On 26 February 2025, the Ministry of Housing and Spatial Planning published a revised version of the UAC 2012, removing sections 1 and 2 of paragraph 12 (Contractor's Liability After Delivery). This unilateral amendment brings the UAC 2012 into alignment with the statutory regime on hidden defects introduced by recent legislation: contractors are now liable for defects not discovered at the time of delivery, unless they can prove that these defects are not attributable to them.
Amendment UAC 2012
In construction agreements, it is common practice to declare
general terms and conditions applicable. In the Dutch building
practice, one of the most widely used sets of such conditions is
the Uniform Administrative Conditions for the Execution of Works
and Technical Installation Works 2012 (UAC 2012).
On 26 February 2025, the Ministry of Housing and Spatial Planning
published a revised version of the UAC 2012, removing sections 1
and 2 of paragraph 12 (Contractor's Liability After
Delivery). This unilateral amendment brings the UAC 2012 into
alignment with the statutory regime on hidden defects introduced by
recent legislation.
The amendment was prompted by the Quality Assurance (Building
Sector) Act (Wet kwaliteitsborging voor het bouwen – Wkb),
which came into effect on 1 January 2024. The Wkb aims to enhance
safety in the construction sector and provide greater protection to
principals. Among other changes, it introduced a fourth paragraph
to Article 7:758 of the Dutch Civil Code (DCC) concerning
construction works: contractors are now liable for defects not
discovered at the time of delivery, unless they can prove that
these defects are not attributable to them. The previous version of
paragraph 12 of the UAC 2012 conflicted with this new legal
framework.
From UAC to the DCC: what does this mean for principals?
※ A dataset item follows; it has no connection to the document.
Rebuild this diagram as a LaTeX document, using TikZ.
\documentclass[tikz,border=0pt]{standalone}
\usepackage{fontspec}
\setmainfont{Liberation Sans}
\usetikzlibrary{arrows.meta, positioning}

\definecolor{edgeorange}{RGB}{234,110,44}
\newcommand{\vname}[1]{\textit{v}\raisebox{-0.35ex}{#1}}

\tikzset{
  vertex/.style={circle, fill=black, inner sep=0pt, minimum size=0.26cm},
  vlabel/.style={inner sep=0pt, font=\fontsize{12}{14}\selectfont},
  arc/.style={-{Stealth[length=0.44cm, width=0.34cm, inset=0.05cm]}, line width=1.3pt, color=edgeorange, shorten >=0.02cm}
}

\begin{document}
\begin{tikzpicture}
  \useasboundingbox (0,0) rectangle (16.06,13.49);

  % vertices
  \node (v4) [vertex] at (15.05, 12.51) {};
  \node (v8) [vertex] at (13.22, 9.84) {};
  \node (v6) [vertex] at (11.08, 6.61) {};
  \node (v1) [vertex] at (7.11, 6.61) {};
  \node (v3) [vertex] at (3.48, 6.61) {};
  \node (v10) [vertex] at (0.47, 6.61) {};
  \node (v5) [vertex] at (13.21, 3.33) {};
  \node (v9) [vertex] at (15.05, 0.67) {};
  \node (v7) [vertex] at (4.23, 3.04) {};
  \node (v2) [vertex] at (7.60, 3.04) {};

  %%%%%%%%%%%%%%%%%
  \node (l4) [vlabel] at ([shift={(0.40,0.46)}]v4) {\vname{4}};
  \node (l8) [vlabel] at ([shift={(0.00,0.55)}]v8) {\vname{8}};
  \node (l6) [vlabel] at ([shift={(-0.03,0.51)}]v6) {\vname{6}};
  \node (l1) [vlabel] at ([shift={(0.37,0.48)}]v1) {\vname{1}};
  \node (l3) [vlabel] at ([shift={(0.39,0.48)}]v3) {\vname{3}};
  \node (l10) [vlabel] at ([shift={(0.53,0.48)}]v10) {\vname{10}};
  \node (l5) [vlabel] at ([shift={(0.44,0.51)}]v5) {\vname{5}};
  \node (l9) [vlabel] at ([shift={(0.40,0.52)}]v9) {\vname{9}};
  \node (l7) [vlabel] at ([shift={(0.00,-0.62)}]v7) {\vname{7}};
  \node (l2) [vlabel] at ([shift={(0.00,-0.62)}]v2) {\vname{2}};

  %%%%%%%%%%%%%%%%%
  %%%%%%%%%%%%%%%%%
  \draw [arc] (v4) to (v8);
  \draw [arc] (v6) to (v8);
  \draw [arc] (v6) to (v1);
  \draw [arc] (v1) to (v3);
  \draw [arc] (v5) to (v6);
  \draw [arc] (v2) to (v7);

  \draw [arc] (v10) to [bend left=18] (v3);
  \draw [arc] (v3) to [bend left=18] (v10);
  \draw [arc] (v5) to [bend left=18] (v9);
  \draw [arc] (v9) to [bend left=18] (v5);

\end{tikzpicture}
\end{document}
Under the earlier version of paragraph 12 of the UAC 2012, a
contractor was not liable for shortcomings after delivery unless
three conditions were satisfied: (i) the defect was attributable to
the contractor, (ii) the defect could not reasonably have been
discovered despite proper supervision during execution or at
delivery; and (iii) the principal notified the contractor within a
reasonable period after discovery.
Following the removal of sections 1 and 2 of paragraph 12, the
parties now fall back fully on the statutory framework. Pursuant to
Article 7:758(4) DCC, a contractor is liable for any defects not
discovered at the time of delivery, unless they can demonstrate
that such defects are not attributable to them. The Wkb has thus
led to a broader post-delivery liability for contractors.
Was revising paragraph 12 of the UAC 2012 really necessary?
For professional principals, deviation from Article 7:758(4) DCC
is only possible through explicit contractual agreement; it cannot
be achieved solely by referring to the UAC 2012. Strictly speaking,
therefore, the removal of sections 1 and 2 was not necessary. Where
the UAC 2012 are declared applicable without specific contractual
provisions concerning post-delivery liability, the statutory
liability regime under the DCC already prevails over previously
more contractor-friendly provisions.
It is possible that the “legislator” sought to preclude
any potential ambiguity and therefore opted to remove sections 1
and 2 of paragraph 12 of the UAC 2012.
Conclusion
The recent amendment to the UAC 2012 provides clarity: post-delivery liability is now explicitly governed by Article 7:758(4) DCC. This clarification may also have implications for turn-key purchase agreements, where paragraphs 9 through 12 of the UAC are often applied by analogy in relation to delivery and the seller's subsequent liability.